%%

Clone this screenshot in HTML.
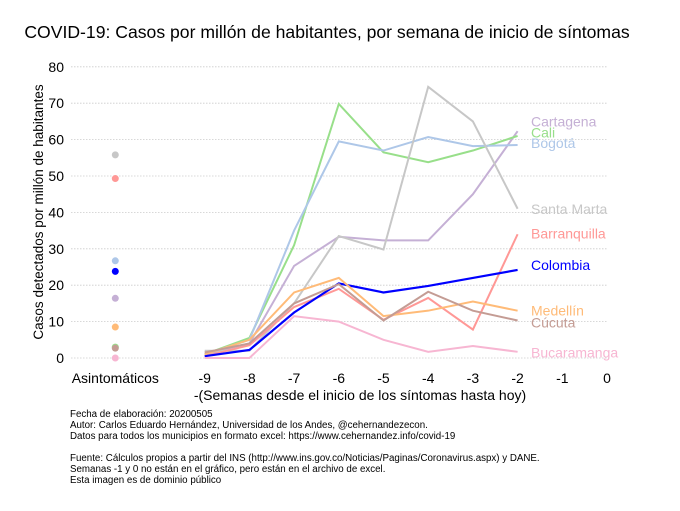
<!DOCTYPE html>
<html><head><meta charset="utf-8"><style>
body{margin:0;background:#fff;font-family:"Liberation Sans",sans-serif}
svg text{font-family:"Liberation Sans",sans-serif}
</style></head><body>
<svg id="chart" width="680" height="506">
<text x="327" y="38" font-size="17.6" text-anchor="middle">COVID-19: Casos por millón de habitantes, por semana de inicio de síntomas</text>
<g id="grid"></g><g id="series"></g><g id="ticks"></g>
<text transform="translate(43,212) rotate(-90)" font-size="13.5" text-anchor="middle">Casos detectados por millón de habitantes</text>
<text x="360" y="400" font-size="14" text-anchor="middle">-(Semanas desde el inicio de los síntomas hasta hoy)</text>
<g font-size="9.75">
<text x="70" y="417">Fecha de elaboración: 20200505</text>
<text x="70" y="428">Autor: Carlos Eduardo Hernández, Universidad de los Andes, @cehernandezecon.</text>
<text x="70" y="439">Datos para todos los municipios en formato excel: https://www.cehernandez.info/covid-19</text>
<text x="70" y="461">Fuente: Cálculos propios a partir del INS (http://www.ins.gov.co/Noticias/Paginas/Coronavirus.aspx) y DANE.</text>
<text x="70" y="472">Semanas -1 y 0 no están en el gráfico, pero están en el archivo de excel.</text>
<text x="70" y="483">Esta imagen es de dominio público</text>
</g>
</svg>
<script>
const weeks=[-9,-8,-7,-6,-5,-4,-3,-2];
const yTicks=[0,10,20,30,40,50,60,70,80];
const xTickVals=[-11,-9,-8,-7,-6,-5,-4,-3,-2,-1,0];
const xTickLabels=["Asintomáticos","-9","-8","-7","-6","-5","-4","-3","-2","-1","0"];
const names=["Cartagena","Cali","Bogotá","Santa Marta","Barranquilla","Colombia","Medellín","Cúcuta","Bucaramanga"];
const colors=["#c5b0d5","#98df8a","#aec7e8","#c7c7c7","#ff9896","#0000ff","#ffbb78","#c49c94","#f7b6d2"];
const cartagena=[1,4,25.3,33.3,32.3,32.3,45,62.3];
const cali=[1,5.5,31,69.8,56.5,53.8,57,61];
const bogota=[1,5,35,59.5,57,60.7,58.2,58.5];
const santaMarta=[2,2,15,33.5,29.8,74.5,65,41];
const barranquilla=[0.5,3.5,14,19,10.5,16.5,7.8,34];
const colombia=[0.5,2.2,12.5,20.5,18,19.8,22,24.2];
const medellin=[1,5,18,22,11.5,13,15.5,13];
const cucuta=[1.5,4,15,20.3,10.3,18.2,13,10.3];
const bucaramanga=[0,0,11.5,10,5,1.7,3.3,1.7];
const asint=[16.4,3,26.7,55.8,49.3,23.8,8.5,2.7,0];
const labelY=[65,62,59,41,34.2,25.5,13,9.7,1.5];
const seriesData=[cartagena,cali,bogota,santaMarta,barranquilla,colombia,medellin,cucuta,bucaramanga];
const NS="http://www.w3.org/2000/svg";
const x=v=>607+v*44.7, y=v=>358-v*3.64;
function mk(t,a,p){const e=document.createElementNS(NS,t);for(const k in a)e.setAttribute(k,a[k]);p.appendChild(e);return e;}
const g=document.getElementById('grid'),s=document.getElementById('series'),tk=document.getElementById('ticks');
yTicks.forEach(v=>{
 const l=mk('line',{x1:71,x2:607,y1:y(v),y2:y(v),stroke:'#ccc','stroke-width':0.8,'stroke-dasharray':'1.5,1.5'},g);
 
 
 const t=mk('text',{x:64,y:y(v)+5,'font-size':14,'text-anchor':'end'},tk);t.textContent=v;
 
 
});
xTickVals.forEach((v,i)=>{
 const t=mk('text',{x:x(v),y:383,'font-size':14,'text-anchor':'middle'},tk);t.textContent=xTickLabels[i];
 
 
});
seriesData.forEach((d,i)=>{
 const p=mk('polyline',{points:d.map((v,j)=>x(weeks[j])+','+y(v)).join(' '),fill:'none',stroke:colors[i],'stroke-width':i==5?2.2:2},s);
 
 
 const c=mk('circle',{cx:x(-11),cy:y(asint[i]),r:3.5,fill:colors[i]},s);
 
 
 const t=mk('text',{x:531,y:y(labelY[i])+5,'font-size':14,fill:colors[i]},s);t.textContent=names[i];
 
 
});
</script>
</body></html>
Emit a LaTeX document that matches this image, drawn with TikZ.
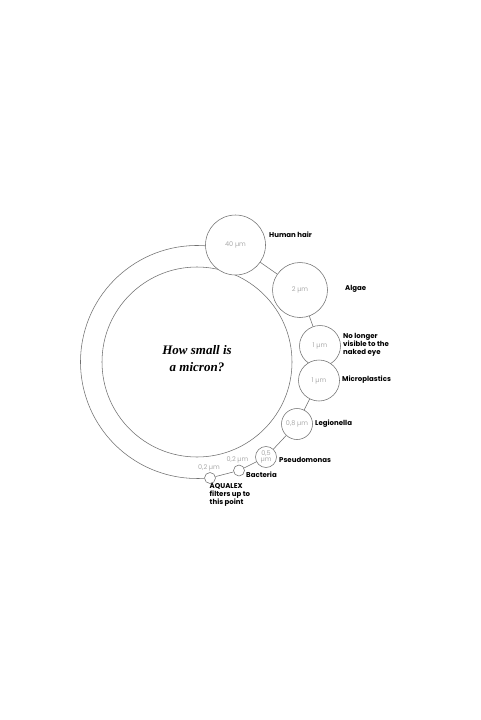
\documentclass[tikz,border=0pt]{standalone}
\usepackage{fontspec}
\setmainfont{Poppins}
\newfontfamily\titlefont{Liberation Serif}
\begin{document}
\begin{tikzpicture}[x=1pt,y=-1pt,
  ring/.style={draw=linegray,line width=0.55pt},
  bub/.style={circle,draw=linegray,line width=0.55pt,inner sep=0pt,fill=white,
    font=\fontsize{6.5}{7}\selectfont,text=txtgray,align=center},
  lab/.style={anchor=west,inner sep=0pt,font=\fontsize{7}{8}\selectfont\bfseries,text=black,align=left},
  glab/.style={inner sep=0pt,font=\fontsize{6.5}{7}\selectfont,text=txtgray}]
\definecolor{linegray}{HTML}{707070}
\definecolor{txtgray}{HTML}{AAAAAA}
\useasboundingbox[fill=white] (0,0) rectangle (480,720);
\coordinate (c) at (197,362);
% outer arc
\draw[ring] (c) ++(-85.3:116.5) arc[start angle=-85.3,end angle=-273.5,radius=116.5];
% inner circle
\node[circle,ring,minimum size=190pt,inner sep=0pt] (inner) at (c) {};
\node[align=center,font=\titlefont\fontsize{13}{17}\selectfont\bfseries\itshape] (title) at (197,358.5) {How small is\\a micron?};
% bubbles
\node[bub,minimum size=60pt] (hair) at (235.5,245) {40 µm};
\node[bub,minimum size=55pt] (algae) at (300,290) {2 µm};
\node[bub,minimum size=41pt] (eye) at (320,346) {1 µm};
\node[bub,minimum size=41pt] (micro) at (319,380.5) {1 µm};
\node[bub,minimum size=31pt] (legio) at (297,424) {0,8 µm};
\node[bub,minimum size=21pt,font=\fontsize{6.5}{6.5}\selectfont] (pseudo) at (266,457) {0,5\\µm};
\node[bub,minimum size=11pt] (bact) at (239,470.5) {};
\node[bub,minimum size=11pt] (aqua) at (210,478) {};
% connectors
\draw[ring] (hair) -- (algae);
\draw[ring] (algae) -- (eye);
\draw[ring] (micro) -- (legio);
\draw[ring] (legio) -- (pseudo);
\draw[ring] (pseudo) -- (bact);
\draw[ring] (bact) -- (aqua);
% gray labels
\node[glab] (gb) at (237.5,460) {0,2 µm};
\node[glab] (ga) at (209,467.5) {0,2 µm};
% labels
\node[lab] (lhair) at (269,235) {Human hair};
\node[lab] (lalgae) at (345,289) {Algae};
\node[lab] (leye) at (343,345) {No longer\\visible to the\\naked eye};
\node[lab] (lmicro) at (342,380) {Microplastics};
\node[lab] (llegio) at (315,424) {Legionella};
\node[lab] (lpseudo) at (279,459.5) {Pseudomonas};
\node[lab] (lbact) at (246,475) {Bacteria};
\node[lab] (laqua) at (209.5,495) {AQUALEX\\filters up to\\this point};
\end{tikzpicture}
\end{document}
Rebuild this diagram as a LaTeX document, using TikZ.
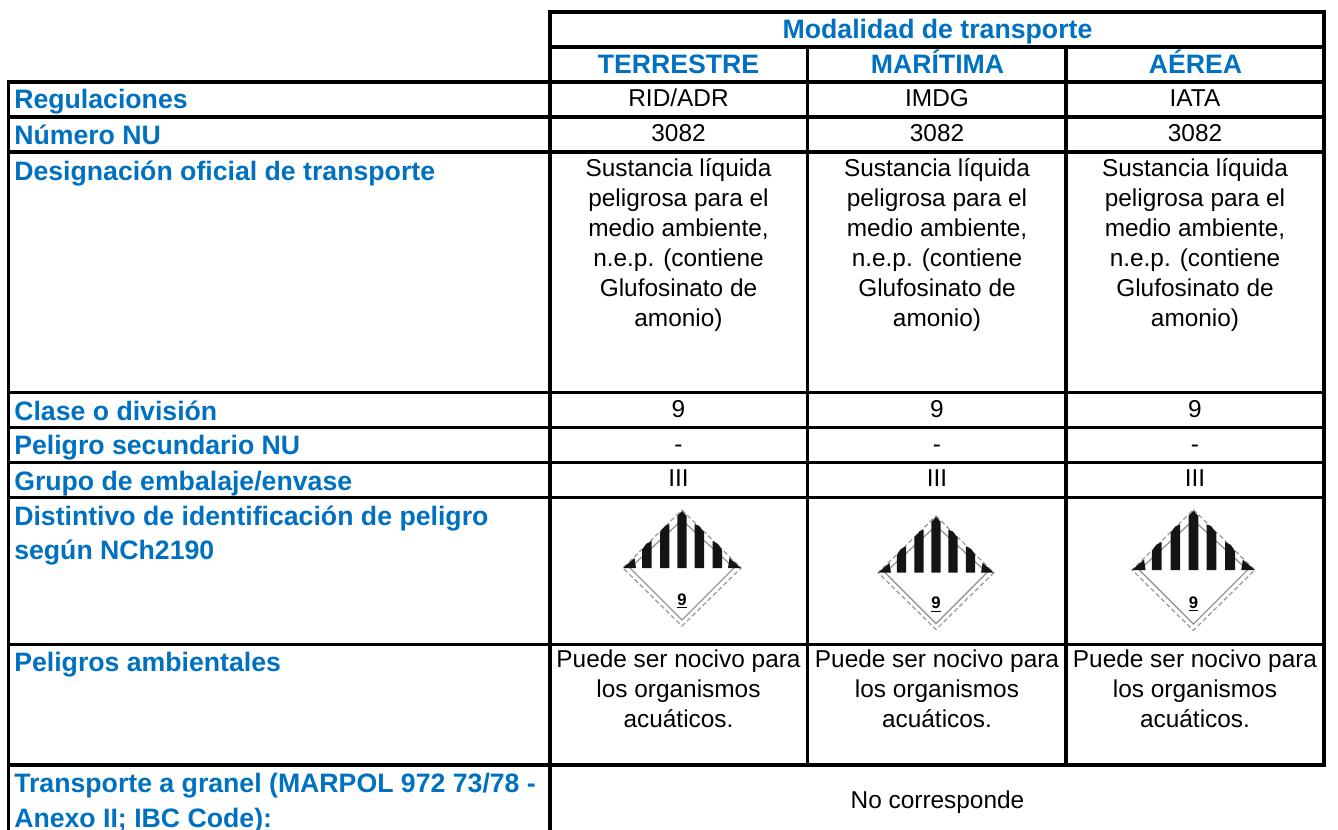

%%

**The request**
Reproduce the entries above without change, omitting all pictures.

**The reply**
Clone this screenshot in HTML.
<!DOCTYPE html>
<html><head><meta charset="utf-8"><style>
body{margin:0;background:#fff;font-family:"Liberation Sans",sans-serif}
svg text{font-family:"Liberation Sans",sans-serif}
</style></head><body>
<svg id="chart" width="680" height="506">
<text x="327" y="38" font-size="17.6" text-anchor="middle">COVID-19: Casos por millón de habitantes, por semana de inicio de síntomas</text>
<g id="grid"></g><g id="series"></g><g id="ticks"></g>
<text transform="translate(43,212) rotate(-90)" font-size="13.5" text-anchor="middle">Casos detectados por millón de habitantes</text>
<text x="360" y="400" font-size="14" text-anchor="middle">-(Semanas desde el inicio de los síntomas hasta hoy)</text>
<g font-size="9.75">
<text x="70" y="417">Fecha de elaboración: 20200505</text>
<text x="70" y="428">Autor: Carlos Eduardo Hernández, Universidad de los Andes, @cehernandezecon.</text>
<text x="70" y="439">Datos para todos los municipios en formato excel: https://www.cehernandez.info/covid-19</text>
<text x="70" y="461">Fuente: Cálculos propios a partir del INS (http://www.ins.gov.co/Noticias/Paginas/Coronavirus.aspx) y DANE.</text>
<text x="70" y="472">Semanas -1 y 0 no están en el gráfico, pero están en el archivo de excel.</text>
<text x="70" y="483">Esta imagen es de dominio público</text>
</g>
</svg>
<script>
const weeks=[-9,-8,-7,-6,-5,-4,-3,-2];
const yTicks=[0,10,20,30,40,50,60,70,80];
const xTickVals=[-11,-9,-8,-7,-6,-5,-4,-3,-2,-1,0];
const xTickLabels=["Asintomáticos","-9","-8","-7","-6","-5","-4","-3","-2","-1","0"];
const names=["Cartagena","Cali","Bogotá","Santa Marta","Barranquilla","Colombia","Medellín","Cúcuta","Bucaramanga"];
const colors=["#c5b0d5","#98df8a","#aec7e8","#c7c7c7","#ff9896","#0000ff","#ffbb78","#c49c94","#f7b6d2"];
const cartagena=[1,4,25.3,33.3,32.3,32.3,45,62.3];
const cali=[1,5.5,31,69.8,56.5,53.8,57,61];
const bogota=[1,5,35,59.5,57,60.7,58.2,58.5];
const santaMarta=[2,2,15,33.5,29.8,74.5,65,41];
const barranquilla=[0.5,3.5,14,19,10.5,16.5,7.8,34];
const colombia=[0.5,2.2,12.5,20.5,18,19.8,22,24.2];
const medellin=[1,5,18,22,11.5,13,15.5,13];
const cucuta=[1.5,4,15,20.3,10.3,18.2,13,10.3];
const bucaramanga=[0,0,11.5,10,5,1.7,3.3,1.7];
const asint=[16.4,3,26.7,55.8,49.3,23.8,8.5,2.7,0];
const labelY=[65,62,59,41,34.2,25.5,13,9.7,1.5];
const seriesData=[cartagena,cali,bogota,santaMarta,barranquilla,colombia,medellin,cucuta,bucaramanga];
const NS="http://www.w3.org/2000/svg";
const x=v=>607+v*44.7, y=v=>358-v*3.64;
function mk(t,a,p){const e=document.createElementNS(NS,t);for(const k in a)e.setAttribute(k,a[k]);p.appendChild(e);return e;}
const g=document.getElementById('grid'),s=document.getElementById('series'),tk=document.getElementById('ticks');
yTicks.forEach(v=>{
 const l=mk('line',{x1:71,x2:607,y1:y(v),y2:y(v),stroke:'#ccc','stroke-width':0.8,'stroke-dasharray':'1.5,1.5'},g);
 
 
 const t=mk('text',{x:64,y:y(v)+5,'font-size':14,'text-anchor':'end'},tk);t.textContent=v;
 
 
});
xTickVals.forEach((v,i)=>{
 const t=mk('text',{x:x(v),y:383,'font-size':14,'text-anchor':'middle'},tk);t.textContent=xTickLabels[i];
 
 
});
seriesData.forEach((d,i)=>{
 const p=mk('polyline',{points:d.map((v,j)=>x(weeks[j])+','+y(v)).join(' '),fill:'none',stroke:colors[i],'stroke-width':i==5?2.2:2},s);
 
 
 const c=mk('circle',{cx:x(-11),cy:y(asint[i]),r:3.5,fill:colors[i]},s);
 
 
 const t=mk('text',{x:531,y:y(labelY[i])+5,'font-size':14,fill:colors[i]},s);t.textContent=names[i];
 
 
});
</script>
</body></html>
Emit a LaTeX document that matches this image, drawn with TikZ.
\documentclass[tikz,border=0pt]{standalone}
\usepackage{fontspec}
\setmainfont{Poppins}
\newfontfamily\titlefont{Liberation Serif}
\begin{document}
\begin{tikzpicture}[x=1pt,y=-1pt,
  ring/.style={draw=linegray,line width=0.55pt},
  bub/.style={circle,draw=linegray,line width=0.55pt,inner sep=0pt,fill=white,
    font=\fontsize{6.5}{7}\selectfont,text=txtgray,align=center},
  lab/.style={anchor=west,inner sep=0pt,font=\fontsize{7}{8}\selectfont\bfseries,text=black,align=left},
  glab/.style={inner sep=0pt,font=\fontsize{6.5}{7}\selectfont,text=txtgray}]
\definecolor{linegray}{HTML}{707070}
\definecolor{txtgray}{HTML}{AAAAAA}
\useasboundingbox[fill=white] (0,0) rectangle (480,720);
\coordinate (c) at (197,362);
% outer arc
\draw[ring] (c) ++(-85.3:116.5) arc[start angle=-85.3,end angle=-273.5,radius=116.5];
% inner circle
\node[circle,ring,minimum size=190pt,inner sep=0pt] (inner) at (c) {};
\node[align=center,font=\titlefont\fontsize{13}{17}\selectfont\bfseries\itshape] (title) at (197,358.5) {How small is\\a micron?};
% bubbles
\node[bub,minimum size=60pt] (hair) at (235.5,245) {40 µm};
\node[bub,minimum size=55pt] (algae) at (300,290) {2 µm};
\node[bub,minimum size=41pt] (eye) at (320,346) {1 µm};
\node[bub,minimum size=41pt] (micro) at (319,380.5) {1 µm};
\node[bub,minimum size=31pt] (legio) at (297,424) {0,8 µm};
\node[bub,minimum size=21pt,font=\fontsize{6.5}{6.5}\selectfont] (pseudo) at (266,457) {0,5\\µm};
\node[bub,minimum size=11pt] (bact) at (239,470.5) {};
\node[bub,minimum size=11pt] (aqua) at (210,478) {};
% connectors
\draw[ring] (hair) -- (algae);
\draw[ring] (algae) -- (eye);
\draw[ring] (micro) -- (legio);
\draw[ring] (legio) -- (pseudo);
\draw[ring] (pseudo) -- (bact);
\draw[ring] (bact) -- (aqua);
% gray labels
\node[glab] (gb) at (237.5,460) {0,2 µm};
\node[glab] (ga) at (209,467.5) {0,2 µm};
% labels
\node[lab] (lhair) at (269,235) {Human hair};
\node[lab] (lalgae) at (345,289) {Algae};
\node[lab] (leye) at (343,345) {No longer\\visible to the\\naked eye};
\node[lab] (lmicro) at (342,380) {Microplastics};
\node[lab] (llegio) at (315,424) {Legionella};
\node[lab] (lpseudo) at (279,459.5) {Pseudomonas};
\node[lab] (lbact) at (246,475) {Bacteria};
\node[lab] (laqua) at (209.5,495) {AQUALEX\\filters up to\\this point};
\end{tikzpicture}
\end{document}
Rebuild this diagram as a LaTeX document, using TikZ.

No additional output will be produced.